* BEGIN Provided data *

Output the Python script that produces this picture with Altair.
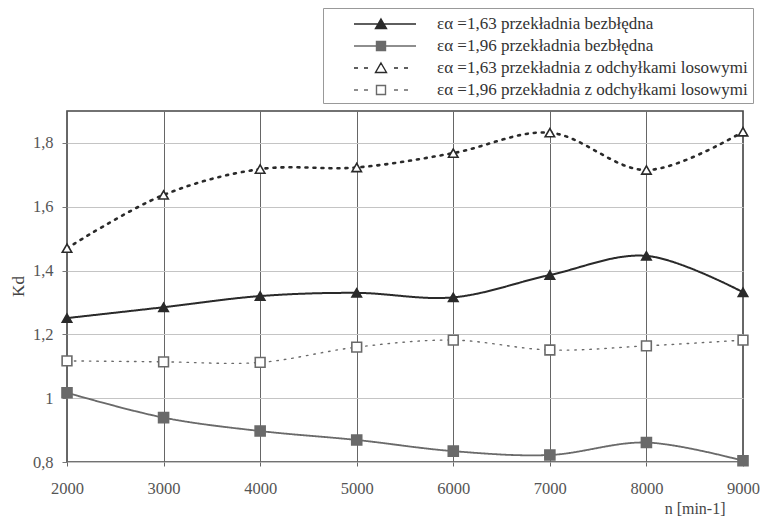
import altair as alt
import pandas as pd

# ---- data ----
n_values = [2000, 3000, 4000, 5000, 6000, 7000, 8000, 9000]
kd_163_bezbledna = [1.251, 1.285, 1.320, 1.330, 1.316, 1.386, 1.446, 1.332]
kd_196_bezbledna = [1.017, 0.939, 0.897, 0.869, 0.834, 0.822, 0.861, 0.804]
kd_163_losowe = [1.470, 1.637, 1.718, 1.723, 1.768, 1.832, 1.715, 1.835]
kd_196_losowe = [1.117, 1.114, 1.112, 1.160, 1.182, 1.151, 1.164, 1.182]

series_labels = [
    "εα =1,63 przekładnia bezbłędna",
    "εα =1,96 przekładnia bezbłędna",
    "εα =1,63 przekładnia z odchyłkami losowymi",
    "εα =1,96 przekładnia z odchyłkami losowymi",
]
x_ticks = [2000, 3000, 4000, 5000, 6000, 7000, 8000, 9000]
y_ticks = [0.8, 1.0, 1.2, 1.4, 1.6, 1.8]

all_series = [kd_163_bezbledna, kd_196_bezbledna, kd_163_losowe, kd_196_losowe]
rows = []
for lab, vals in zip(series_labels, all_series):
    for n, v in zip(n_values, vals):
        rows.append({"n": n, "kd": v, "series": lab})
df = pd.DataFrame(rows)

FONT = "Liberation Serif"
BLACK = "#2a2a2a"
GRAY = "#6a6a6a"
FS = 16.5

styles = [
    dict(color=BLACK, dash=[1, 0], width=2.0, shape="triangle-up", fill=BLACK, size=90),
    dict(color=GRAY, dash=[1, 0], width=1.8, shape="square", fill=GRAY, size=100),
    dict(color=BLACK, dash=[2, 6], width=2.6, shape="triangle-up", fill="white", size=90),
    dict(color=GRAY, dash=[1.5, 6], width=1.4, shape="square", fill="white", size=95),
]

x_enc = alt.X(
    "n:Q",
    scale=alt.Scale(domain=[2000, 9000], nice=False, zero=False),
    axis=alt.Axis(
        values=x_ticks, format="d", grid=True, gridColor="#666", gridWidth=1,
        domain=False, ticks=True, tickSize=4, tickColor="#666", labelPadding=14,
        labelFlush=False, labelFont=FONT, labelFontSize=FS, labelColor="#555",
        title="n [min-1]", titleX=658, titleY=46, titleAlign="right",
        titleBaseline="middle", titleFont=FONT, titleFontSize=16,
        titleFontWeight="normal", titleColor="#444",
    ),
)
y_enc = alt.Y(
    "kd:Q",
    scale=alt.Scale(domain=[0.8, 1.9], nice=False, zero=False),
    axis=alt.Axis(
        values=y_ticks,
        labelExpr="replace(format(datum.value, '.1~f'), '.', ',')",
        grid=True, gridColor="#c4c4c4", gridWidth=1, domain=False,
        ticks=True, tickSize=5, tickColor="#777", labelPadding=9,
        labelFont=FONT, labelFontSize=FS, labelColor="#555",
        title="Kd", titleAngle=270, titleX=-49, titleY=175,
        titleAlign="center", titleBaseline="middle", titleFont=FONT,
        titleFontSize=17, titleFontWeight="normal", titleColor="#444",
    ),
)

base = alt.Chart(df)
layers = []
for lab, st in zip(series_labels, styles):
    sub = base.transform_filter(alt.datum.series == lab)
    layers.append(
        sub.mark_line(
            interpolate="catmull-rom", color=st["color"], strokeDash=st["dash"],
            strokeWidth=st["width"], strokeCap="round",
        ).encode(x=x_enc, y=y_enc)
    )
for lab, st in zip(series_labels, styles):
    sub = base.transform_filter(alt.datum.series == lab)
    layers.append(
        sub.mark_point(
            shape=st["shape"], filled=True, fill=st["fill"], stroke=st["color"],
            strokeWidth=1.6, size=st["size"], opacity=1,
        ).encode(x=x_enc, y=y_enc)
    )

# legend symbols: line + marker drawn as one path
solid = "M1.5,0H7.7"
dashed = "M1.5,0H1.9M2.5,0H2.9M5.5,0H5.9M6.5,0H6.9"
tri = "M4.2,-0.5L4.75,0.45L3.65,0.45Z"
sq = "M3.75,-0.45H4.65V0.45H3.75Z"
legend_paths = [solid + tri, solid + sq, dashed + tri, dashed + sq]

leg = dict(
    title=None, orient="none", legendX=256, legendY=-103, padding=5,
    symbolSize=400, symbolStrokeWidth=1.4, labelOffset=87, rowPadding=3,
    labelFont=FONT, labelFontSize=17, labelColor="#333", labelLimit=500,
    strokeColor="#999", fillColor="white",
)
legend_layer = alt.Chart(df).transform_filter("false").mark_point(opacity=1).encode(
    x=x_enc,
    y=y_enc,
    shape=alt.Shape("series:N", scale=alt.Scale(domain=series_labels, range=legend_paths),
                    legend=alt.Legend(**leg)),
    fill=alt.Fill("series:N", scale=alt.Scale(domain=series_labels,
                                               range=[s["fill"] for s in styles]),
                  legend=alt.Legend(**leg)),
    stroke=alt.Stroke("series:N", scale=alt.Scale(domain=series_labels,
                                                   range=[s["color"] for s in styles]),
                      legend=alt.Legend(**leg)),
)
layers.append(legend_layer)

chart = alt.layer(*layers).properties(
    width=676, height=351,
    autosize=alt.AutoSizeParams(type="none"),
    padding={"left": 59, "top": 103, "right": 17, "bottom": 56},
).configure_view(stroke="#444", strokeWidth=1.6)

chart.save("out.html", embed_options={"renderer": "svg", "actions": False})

* END Provided data *

* [Problem to work on]
Pictures are excluded: retype only the lines from the beginning of the listing above through the line with "import pandas as pd", both included.

* [Exercise result]
Output the Python script that produces this picture with Altair.
import altair as alt
import pandas as pd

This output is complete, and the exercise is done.